If it was, then the issue seems to be to do with the pthreads implementation itself, since we should be able to create more than one thread. That makes me wonder what version of Linux you're using/which version of Glibc is installed on the machine that is going wrong.
Also it occurs to me that with Docker you're sharing the system with other processes. If you had a runaway process outside of the container that had made absolutely boatloads of threads, thread creation within the container might conceivably fail.
Yes, it was only one thread. As far as I can tell it is GCD very early in the bootstrapping phase?
Also remember: This affects 5.7+
5.5 and 5.6 images run just fine! So they seem to be able to create threads.
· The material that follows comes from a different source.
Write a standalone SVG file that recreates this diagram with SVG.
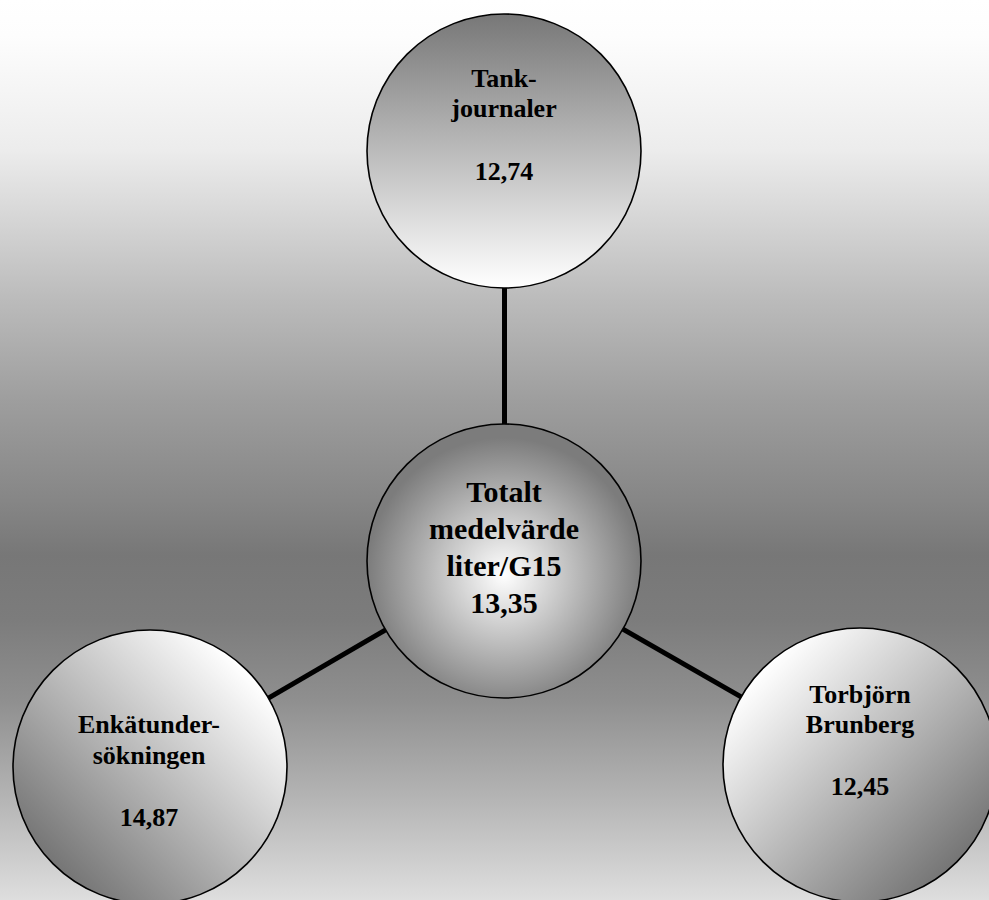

The system is under very low load, I can't imagine that there is a particular issue w/ creating two threads:
163, also shown in the top output above. I don't think it is a specific constraint, given that Swift 5.6 does run just fine.
I've also tried to find something in a log file, but couldn't so far.
I'll have to leave for today, maybe I could fire up a container somehow and give you SSH access if you want to explore it further.
The other thing I could try is see whether I can fire up a fresh Scaleway 2-CPU and check whether it has the same issue (this one is years old and upgraded forwards, I even did the upgrade to Noble just to see whether that would fix the issue).
Given that 2-CPU works for Sven on Xeon's, maybe it is some weird AMD EPIC vs Xeon difference?